March 29, Palm Sunday
Bryan Cones
Does anyone else like to play pretend? Maybe you like pretending to be a superhero, or sometimes a super villain. I have a niece that sometimes like to pretend to be a certain chilly Disney princess, and she is pretty convincing when she belts out her power ballad. Even us grown-ups might do it. Maybe we don’t “play pretend” so much anymore, but I know I sometimes pretend in my mind, imagining myself as president maybe, and what I might do, though admittedly I am probably more a benign dictator, or even as a wizard in the Harry Potter world, fixing my problems with a magic spell, or a professional tennis player—which requires a lot of pretending.
In a way we might think of that procession we just took part in as a kind of pretending: We imagine that we are there when Jesus entered Jerusalem; our pretending is a way of telling the story, of making it real.
Maybe Jesus and his followers, too, were pretending that day. They were enacting God’s promise from a prophet named Zephaniah, about the day when God’s chosen one would enter Jerusalem as its peaceful king, complete with a donkey—what princes rode when they came in peace, as opposed to a warlike horse. Jesus and his friends were pretending that God’s reign had actually come to Jerusalem, that God was the real king of the city.
And how do we know they were pretending? We know because it was obvious to everyone that the God of Israel was not king in Jerusalem: Everyone knew that Caesar, the emperor of Rome, was king in Jerusalem, and Caesar had just sent his henchman Pontius Pilate with his Roman soldiers into the city to remind the people who was boss during Passover, or Jewish “independence day.” The biggest bullies were in charge. Pretend all you want, they might have said, we know who is the real boss. But don’t pretend too much or too long, or you’ll pay for it.
The thing is, though, Jesus wasn’t pretending. And he wasn’t kidding either. The gospel story tells us he had lined everything up: He had his donkey staged and ready, told his disciples the code words to get it, and he timed his piece of street theater for maximum effect, for maximum insult to the Roman occupiers and their lackeys among the Jewish aristocrats: He was telling Pontius Pilate and the Temple priests that God was the real king in Jerusalem, and Jesus was God’s hand-picked agent, his general. And if you’ll notice, Jesus goes “straight to the Temple and looks around”: Jesus is casing the joint for his next move, which will involve a whip of cords and big mess in the Temple.
Things just got tense, and the tension is about to get worse. Jesus is provoking a crisis, turning up the heat, and he’s asking everyone to choose sides. Is the God of Israel your king, he is asking, or is it Caesar? And in Jesus, God is provoking a crisis: Do you want to live in kingdom of heaven or in the empire of Rome?
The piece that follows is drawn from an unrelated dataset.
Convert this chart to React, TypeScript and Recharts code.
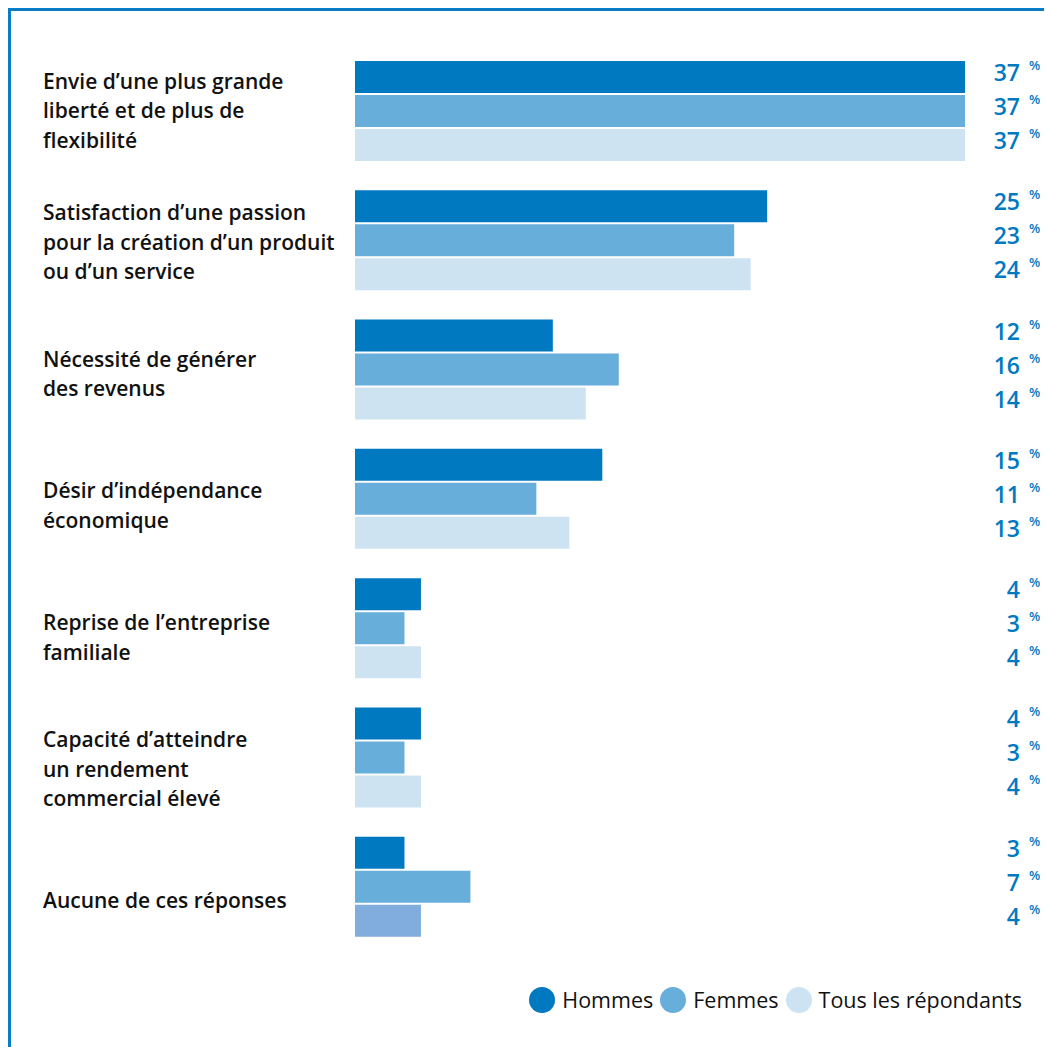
import { BarChart, Bar, XAxis, YAxis, Legend, LabelList, Cell } from 'recharts';

const categories = [
  'Envie d\u2019une plus grande\nliberté et de plus de\nflexibilité',
  'Satisfaction d\u2019une passion\npour la création d\u2019un produit\nou d\u2019un service',
  'Nécessité de générer\ndes revenus',
  'Désir d\u2019indépendance\néconomique',
  'Reprise de l\u2019entreprise\nfamiliale',
  'Capacité d\u2019atteindre\nun rendement\ncommercial élevé',
  'Aucune de ces réponses',
];

const hommes = [37, 25, 12, 15, 4, 4, 3];
const femmes = [37, 23, 16, 11, 3, 3, 7];
const tous = [37, 24, 14, 13, 4, 4, 4];

const series = [
  { key: 'hommes', name: 'Hommes', color: '#0079c1' },
  { key: 'femmes', name: 'Femmes', color: '#67aedb' },
  { key: 'tous', name: 'Tous les répondants', color: '#cde3f2' },
];

const data = categories.map((name, i) => ({
  name,
  hommes: hommes[i],
  femmes: femmes[i],
  tous: tous[i],
}));

const FONT = '"Open Sans", sans-serif';
const W = 1041;
const H = 1036;
const LABEL_X = 1009;

function CategoryTick(props: any) {
  const { y, payload, index } = props;
  const lines = String(payload.value).split('\n');
  const lh = 29.5;
  // labels drift slightly downward relative to the bar groups in the original
  const start = y - ((lines.length - 1) * lh) / 2 + 7.5 + (index ?? payload.index ?? 0) * 2.4;
  return (
    <text x={32} y={start} fill="#111" fontSize={21} fontWeight={600} fontFamily={FONT}>
      {lines.map((l, i) => (
        <tspan key={i} x={32} y={start + i * lh}>
          {l}
        </tspan>
      ))}
    </text>
  );
}

function ValueLabel(props: any) {
  const { y, height, value } = props;
  const cy = y + height / 2;
  return (
    <g>
      <text x={LABEL_X} y={cy + 4} textAnchor="end" fill="#0079c1" fontSize={23} fontWeight={600} fontFamily={FONT}>
        {value}
      </text>
      <text x={LABEL_X + 9} y={cy - 7} fill="#0079c1" fontSize={13} fontWeight={600} fontFamily={FONT}>
        %
      </text>
    </g>
  );
}

function LegendContent() {
  return (
    <div
      style={{
        height: 61,
        boxSizing: 'border-box',
        paddingTop: 36,
        paddingRight: 30,
        display: 'flex',
        justifyContent: 'flex-end',
        alignItems: 'center',
        fontFamily: FONT,
        fontSize: 21.5,
        color: '#111',
      }}
    >
      {series.map((s) => (
        <div key={s.key} style={{ display: 'flex', alignItems: 'center', marginLeft: 7 }}>
          <span
            style={{
              width: 26,
              height: 26,
              borderRadius: 13,
              background: s.color,
              display: 'inline-block',
              marginRight: 7,
            }}
          />
          <span>{s.name}</span>
        </div>
      ))}
    </div>
  );
}

export default function App() {
  return (
    <div
      style={{
        width: 1044,
        height: 1039,
        borderTop: '3px solid #0a7cc3',
        borderLeft: '3px solid #0a7cc3',
        boxSizing: 'border-box',
        background: '#fff',
      }}
    >
      <BarChart
        width={W}
        height={H}
        data={data}
        layout="vertical"
        margin={{ top: 35, right: 87, bottom: 35, left: 0 }}
        barSize={32}
        barGap={2}
      >
        <XAxis type="number" domain={[0, 37]} hide />
        <YAxis
          type="category"
          dataKey="name"
          width={344}
          axisLine={false}
          tickLine={false}
          tick={<CategoryTick />}
          interval={0}
        />
        <Legend
          verticalAlign="bottom"
          width={W}
          wrapperStyle={{ left: 0 }}
          content={<LegendContent />}
        />
        {series.map((s) => (
          <Bar key={s.key} dataKey={s.key} name={s.name} fill={s.color} isAnimationActive={false}>
            {s.key === 'tous' &&
              data.map((_, i) => (
                <Cell key={i} fill={i === data.length - 1 ? '#80addd' : s.color} />
              ))}
            <LabelList dataKey={s.key} content={<ValueLabel />} />
          </Bar>
        ))}
      </BarChart>
    </div>
  );
}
And they aren’t pretending, not at all.
And neither are we. We weren’t pretending we were there in that procession: That procession is the sign that we are there, we are part of Jesus’ parade now. And Holy Week just keeps turning up the heat.
Today as we march with our palms, Jesus is asking if we wish to live in his rule of peace, or if we will live according to the rules of Caesar and his bullies. Maundy Thursday as we wash each other’s feet Jesus asks if we will show greatness by our service to others, or if we will choose to lord it over each other and boss each other around, “as the Gentiles do.”
Friday as we encounter the mystery of the cross and the way Jesus dies, Jesus asks if we will fight violence with violence, and become bullies ourselves, or if will we follow Jesus all the way to the cross, resisting the bullies of this world with our lives, even with our deaths. And we won’t be pretending, because God is not pretending. God is finally going to show Caesar just who is king in Jerusalem, just what is pretend and what is real.
And how do we know that? Well, that we will find out on Holy Saturday night and Easter Sunday morning. But between now and then, Jesus is asking: Which side are we on?